• [Given task]: Reproduce exactly the lines below, from the first one through the line containing "ax = fig.add_axes([159", and omit any pictures.

• [Raw data]:
━━━━━━

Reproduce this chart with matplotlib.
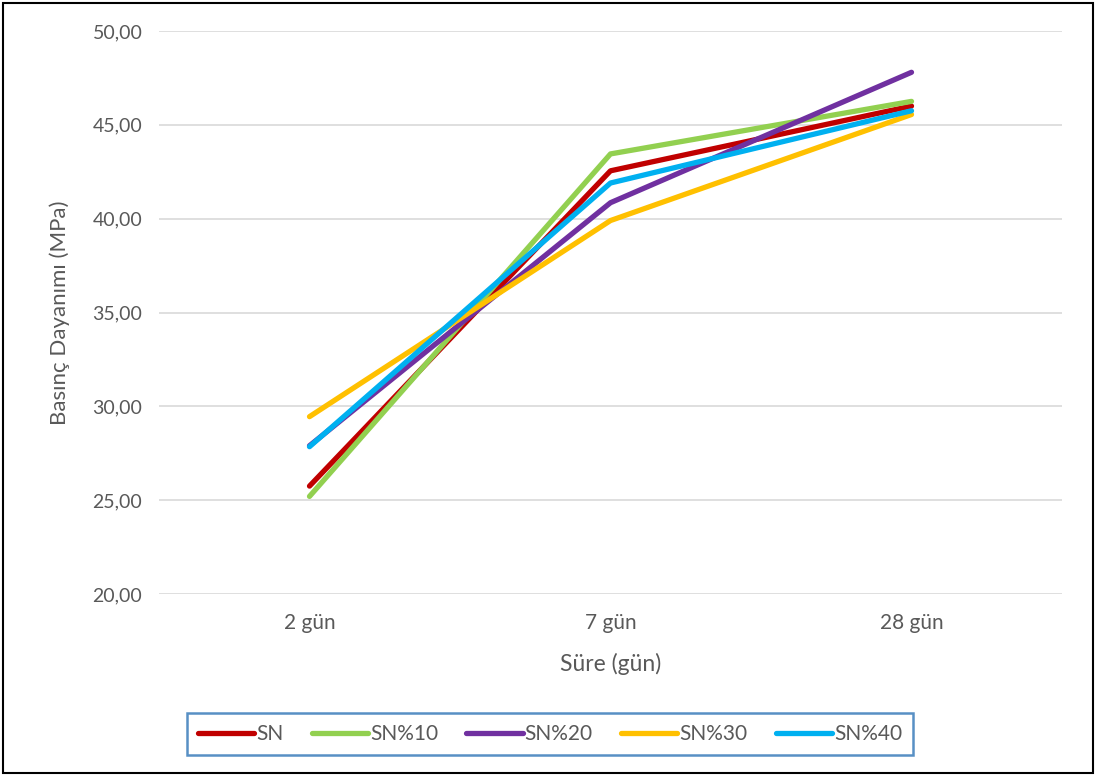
import numpy as np
import matplotlib
matplotlib.use("Agg")
import matplotlib.pyplot as plt
from matplotlib.patches import Rectangle

# Veriler
kategoriler = ["2 gün", "7 gün", "28 gün"]
sn = [25.75, 42.55, 46.00]
sn10 = [25.20, 43.45, 46.25]
sn20 = [27.90, 40.85, 47.80]
sn30 = [29.45, 39.90, 45.55]
sn40 = [27.85, 41.90, 45.75]
seriler = ["SN", "SN%10", "SN%20", "SN%30", "SN%40"]
renkler = ["#C00000", "#92D050", "#7030A0", "#FFC000", "#00B0F0"]
y_ticks = [20, 25, 30, 35, 40, 45, 50]

plt.rcParams['font.family'] = ['Lato', 'DejaVu Sans']
gri = "#595959"

fig = plt.figure(figsize=(10.96, 7.76), dpi=100)
ax = fig.add_axes([159 / 1096, 1 - 594 / 776, (1062 - 159) / 1096, (594 - 31) / 776])

x = np.arange(len(kategoriler))
for veri, ad, renk in zip([sn, sn10, sn20, sn30, sn40], seriler, renkler):
    ax.plot(x, veri, color=renk, lw=3.8, label=ad, solid_capstyle='round', solid_joinstyle='round')

ax.set_xlim(-0.5, 2.5)
ax.set_ylim(20, 50)
ax.set_yticks(y_ticks)
ax.set_yticklabels([f"{v:.2f}".replace(".", ",") for v in y_ticks])
ax.set_xticks(x)
ax.set_xticklabels(kategoriler)
ax.tick_params(axis='y', length=0, labelsize=14, colors=gri, pad=12)
ax.tick_params(axis='x', length=0, labelsize=15, colors=gri, pad=14)
ax.grid(axis='y', color='#D9D9D9', lw=1.2)
ax.set_axisbelow(True)
for s in ax.spines.values():
    s.set_visible(False)

ax.set_ylabel("Basınç Dayanımı (MPa)", fontsize=16, color=gri, labelpad=16)
ax.set_xlabel("Süre (gün)", fontsize=16.5, color=gri, labelpad=14)

leg = fig.legend(loc='center', bbox_to_anchor=(550 / 1096, 1 - 734 / 776), ncol=5,
                 fontsize=15, frameon=True, fancybox=False, handlelength=2.7,
                 handletextpad=0.1, columnspacing=1.35, borderpad=0.55)
leg.get_frame().set_edgecolor('#2E75B6')
leg.get_frame().set_linewidth(1.8)
for t in leg.get_texts():
    t.set_color(gri)

# Dış çerçeve
fig.patches.append(Rectangle((3 / 1096, 3 / 776), 1 - 6 / 1096, 1 - 6 / 776,
                             transform=fig.transFigure, fill=False, edgecolor='black', lw=1.5))

fig.savefig("out.png", dpi=100)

━━━━━━

• [In response]:
Reproduce this chart with matplotlib.
import numpy as np
import matplotlib
matplotlib.use("Agg")
import matplotlib.pyplot as plt
from matplotlib.patches import Rectangle

# Veriler
kategoriler = ["2 gün", "7 gün", "28 gün"]
sn = [25.75, 42.55, 46.00]
sn10 = [25.20, 43.45, 46.25]
sn20 = [27.90, 40.85, 47.80]
sn30 = [29.45, 39.90, 45.55]
sn40 = [27.85, 41.90, 45.75]
seriler = ["SN", "SN%10", "SN%20", "SN%30", "SN%40"]
renkler = ["#C00000", "#92D050", "#7030A0", "#FFC000", "#00B0F0"]
y_ticks = [20, 25, 30, 35, 40, 45, 50]

plt.rcParams['font.family'] = ['Lato', 'DejaVu Sans']
gri = "#595959"

fig = plt.figure(figsize=(10.96, 7.76), dpi=100)
ax = fig.add_axes([159 / 1096, 1 - 594 / 776, (1062 - 159) / 1096, (594 - 31) / 776])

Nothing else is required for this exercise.